[Begin MATERIAL]
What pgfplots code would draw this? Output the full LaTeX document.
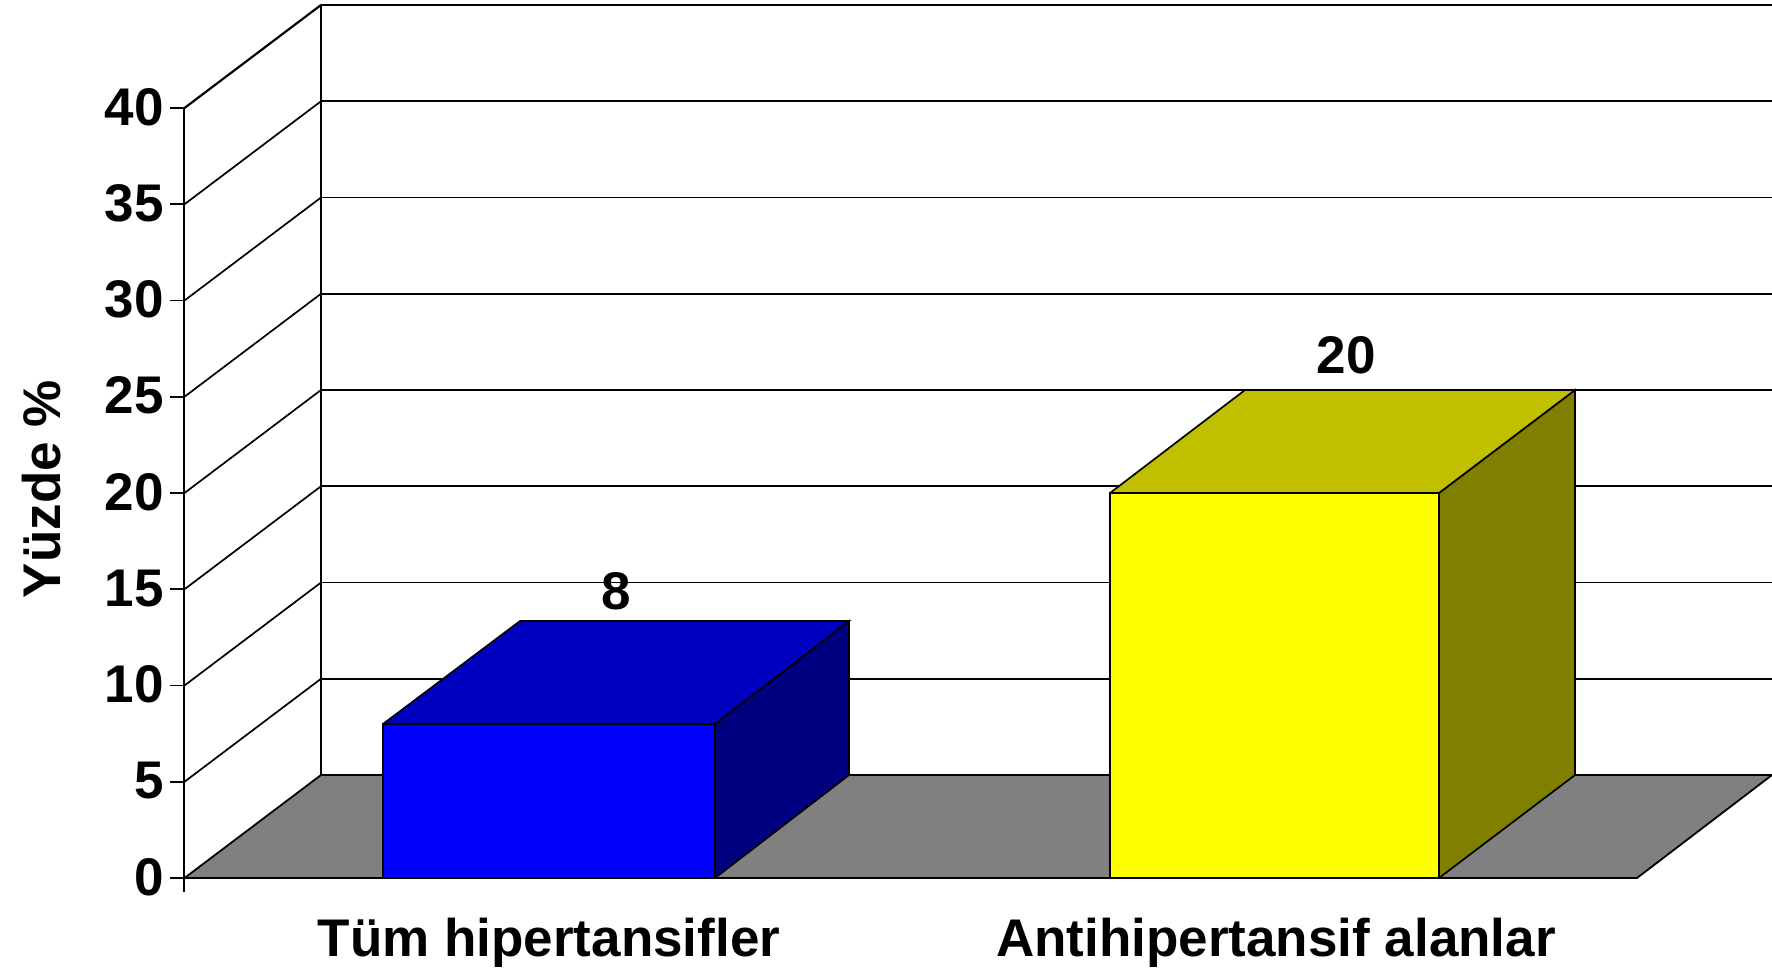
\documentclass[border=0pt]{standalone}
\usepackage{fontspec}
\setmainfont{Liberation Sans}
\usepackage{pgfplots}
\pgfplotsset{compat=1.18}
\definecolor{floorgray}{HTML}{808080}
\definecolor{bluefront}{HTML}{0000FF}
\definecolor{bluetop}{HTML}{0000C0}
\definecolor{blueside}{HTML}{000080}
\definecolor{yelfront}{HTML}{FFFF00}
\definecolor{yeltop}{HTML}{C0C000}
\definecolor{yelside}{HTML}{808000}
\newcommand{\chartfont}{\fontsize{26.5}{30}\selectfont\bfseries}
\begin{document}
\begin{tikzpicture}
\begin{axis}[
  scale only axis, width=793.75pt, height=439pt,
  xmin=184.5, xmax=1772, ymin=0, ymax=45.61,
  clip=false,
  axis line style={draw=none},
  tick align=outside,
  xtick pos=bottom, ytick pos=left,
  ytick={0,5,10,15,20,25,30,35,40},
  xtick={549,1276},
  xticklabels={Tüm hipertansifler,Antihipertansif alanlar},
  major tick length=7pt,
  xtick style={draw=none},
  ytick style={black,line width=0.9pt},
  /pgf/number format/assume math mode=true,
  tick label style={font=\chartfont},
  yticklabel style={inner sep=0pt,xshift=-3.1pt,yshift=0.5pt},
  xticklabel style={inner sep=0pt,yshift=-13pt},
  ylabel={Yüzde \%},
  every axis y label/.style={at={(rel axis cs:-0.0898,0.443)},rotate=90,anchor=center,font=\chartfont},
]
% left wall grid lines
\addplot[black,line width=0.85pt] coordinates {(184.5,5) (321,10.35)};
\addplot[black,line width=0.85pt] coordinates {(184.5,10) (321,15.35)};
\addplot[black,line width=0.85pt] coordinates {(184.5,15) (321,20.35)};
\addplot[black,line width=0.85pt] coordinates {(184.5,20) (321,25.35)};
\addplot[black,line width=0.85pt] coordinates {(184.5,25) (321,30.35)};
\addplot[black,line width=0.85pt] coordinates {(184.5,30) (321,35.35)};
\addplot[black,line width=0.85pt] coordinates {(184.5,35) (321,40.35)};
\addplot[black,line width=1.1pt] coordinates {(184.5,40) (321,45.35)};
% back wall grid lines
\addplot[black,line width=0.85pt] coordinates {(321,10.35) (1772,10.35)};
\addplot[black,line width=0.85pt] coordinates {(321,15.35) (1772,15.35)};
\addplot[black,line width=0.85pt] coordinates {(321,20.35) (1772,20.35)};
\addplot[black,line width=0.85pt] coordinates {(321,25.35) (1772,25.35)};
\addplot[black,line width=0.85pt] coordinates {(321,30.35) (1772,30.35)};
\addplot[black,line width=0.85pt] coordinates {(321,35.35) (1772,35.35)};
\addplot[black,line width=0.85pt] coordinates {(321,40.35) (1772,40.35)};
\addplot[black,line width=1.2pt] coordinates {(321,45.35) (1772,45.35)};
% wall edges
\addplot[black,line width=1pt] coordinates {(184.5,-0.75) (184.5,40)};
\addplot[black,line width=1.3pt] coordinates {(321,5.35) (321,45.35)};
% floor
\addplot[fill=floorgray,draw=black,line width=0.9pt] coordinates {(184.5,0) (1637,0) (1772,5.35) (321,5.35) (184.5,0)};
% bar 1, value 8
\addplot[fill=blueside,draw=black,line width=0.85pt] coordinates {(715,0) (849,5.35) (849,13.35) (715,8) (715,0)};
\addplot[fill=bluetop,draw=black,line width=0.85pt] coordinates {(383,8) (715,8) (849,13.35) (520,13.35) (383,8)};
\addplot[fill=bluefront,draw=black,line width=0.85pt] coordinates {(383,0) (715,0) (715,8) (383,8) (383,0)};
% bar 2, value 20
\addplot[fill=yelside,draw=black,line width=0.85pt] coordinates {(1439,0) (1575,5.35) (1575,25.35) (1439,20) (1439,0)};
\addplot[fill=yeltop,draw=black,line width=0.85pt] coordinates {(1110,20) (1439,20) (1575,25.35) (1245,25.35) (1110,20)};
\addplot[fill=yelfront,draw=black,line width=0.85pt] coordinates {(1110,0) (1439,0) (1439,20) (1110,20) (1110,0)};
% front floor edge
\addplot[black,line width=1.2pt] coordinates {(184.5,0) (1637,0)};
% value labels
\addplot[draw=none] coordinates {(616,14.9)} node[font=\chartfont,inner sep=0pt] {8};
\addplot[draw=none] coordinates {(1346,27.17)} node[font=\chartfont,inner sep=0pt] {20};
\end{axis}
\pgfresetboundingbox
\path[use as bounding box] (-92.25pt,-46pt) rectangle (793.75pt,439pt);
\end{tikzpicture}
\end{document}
[End MATERIAL]
Using the data above, print every line exactly, omitting pictures.

What pgfplots code would draw this? Output the full LaTeX document.
\documentclass[border=0pt]{standalone}
\usepackage{fontspec}
\setmainfont{Liberation Sans}
\usepackage{pgfplots}
\pgfplotsset{compat=1.18}
\definecolor{floorgray}{HTML}{808080}
\definecolor{bluefront}{HTML}{0000FF}
\definecolor{bluetop}{HTML}{0000C0}
\definecolor{blueside}{HTML}{000080}
\definecolor{yelfront}{HTML}{FFFF00}
\definecolor{yeltop}{HTML}{C0C000}
\definecolor{yelside}{HTML}{808000}
\newcommand{\chartfont}{\fontsize{26.5}{30}\selectfont\bfseries}
\begin{document}
\begin{tikzpicture}
\begin{axis}[
  scale only axis, width=793.75pt, height=439pt,
  xmin=184.5, xmax=1772, ymin=0, ymax=45.61,
  clip=false,
  axis line style={draw=none},
  tick align=outside,
  xtick pos=bottom, ytick pos=left,
  ytick={0,5,10,15,20,25,30,35,40},
  xtick={549,1276},
  xticklabels={Tüm hipertansifler,Antihipertansif alanlar},
  major tick length=7pt,
  xtick style={draw=none},
  ytick style={black,line width=0.9pt},
  /pgf/number format/assume math mode=true,
  tick label style={font=\chartfont},
  yticklabel style={inner sep=0pt,xshift=-3.1pt,yshift=0.5pt},
  xticklabel style={inner sep=0pt,yshift=-13pt},
  ylabel={Yüzde \%},
  every axis y label/.style={at={(rel axis cs:-0.0898,0.443)},rotate=90,anchor=center,font=\chartfont},
]
% left wall grid lines
\addplot[black,line width=0.85pt] coordinates {(184.5,5) (321,10.35)};
\addplot[black,line width=0.85pt] coordinates {(184.5,10) (321,15.35)};
\addplot[black,line width=0.85pt] coordinates {(184.5,15) (321,20.35)};
\addplot[black,line width=0.85pt] coordinates {(184.5,20) (321,25.35)};
\addplot[black,line width=0.85pt] coordinates {(184.5,25) (321,30.35)};
\addplot[black,line width=0.85pt] coordinates {(184.5,30) (321,35.35)};
\addplot[black,line width=0.85pt] coordinates {(184.5,35) (321,40.35)};
\addplot[black,line width=1.1pt] coordinates {(184.5,40) (321,45.35)};
% back wall grid lines
\addplot[black,line width=0.85pt] coordinates {(321,10.35) (1772,10.35)};
\addplot[black,line width=0.85pt] coordinates {(321,15.35) (1772,15.35)};
\addplot[black,line width=0.85pt] coordinates {(321,20.35) (1772,20.35)};
\addplot[black,line width=0.85pt] coordinates {(321,25.35) (1772,25.35)};
\addplot[black,line width=0.85pt] coordinates {(321,30.35) (1772,30.35)};
\addplot[black,line width=0.85pt] coordinates {(321,35.35) (1772,35.35)};
\addplot[black,line width=0.85pt] coordinates {(321,40.35) (1772,40.35)};
\addplot[black,line width=1.2pt] coordinates {(321,45.35) (1772,45.35)};
% wall edges
\addplot[black,line width=1pt] coordinates {(184.5,-0.75) (184.5,40)};
\addplot[black,line width=1.3pt] coordinates {(321,5.35) (321,45.35)};
% floor
\addplot[fill=floorgray,draw=black,line width=0.9pt] coordinates {(184.5,0) (1637,0) (1772,5.35) (321,5.35) (184.5,0)};
% bar 1, value 8
\addplot[fill=blueside,draw=black,line width=0.85pt] coordinates {(715,0) (849,5.35) (849,13.35) (715,8) (715,0)};
\addplot[fill=bluetop,draw=black,line width=0.85pt] coordinates {(383,8) (715,8) (849,13.35) (520,13.35) (383,8)};
\addplot[fill=bluefront,draw=black,line width=0.85pt] coordinates {(383,0) (715,0) (715,8) (383,8) (383,0)};
% bar 2, value 20
\addplot[fill=yelside,draw=black,line width=0.85pt] coordinates {(1439,0) (1575,5.35) (1575,25.35) (1439,20) (1439,0)};
\addplot[fill=yeltop,draw=black,line width=0.85pt] coordinates {(1110,20) (1439,20) (1575,25.35) (1245,25.35) (1110,20)};
\addplot[fill=yelfront,draw=black,line width=0.85pt] coordinates {(1110,0) (1439,0) (1439,20) (1110,20) (1110,0)};
% front floor edge
\addplot[black,line width=1.2pt] coordinates {(184.5,0) (1637,0)};
% value labels
\addplot[draw=none] coordinates {(616,14.9)} node[font=\chartfont,inner sep=0pt] {8};
\addplot[draw=none] coordinates {(1346,27.17)} node[font=\chartfont,inner sep=0pt] {20};
\end{axis}
\pgfresetboundingbox
\path[use as bounding box] (-92.25pt,-46pt) rectangle (793.75pt,439pt);
\end{tikzpicture}
\end{document}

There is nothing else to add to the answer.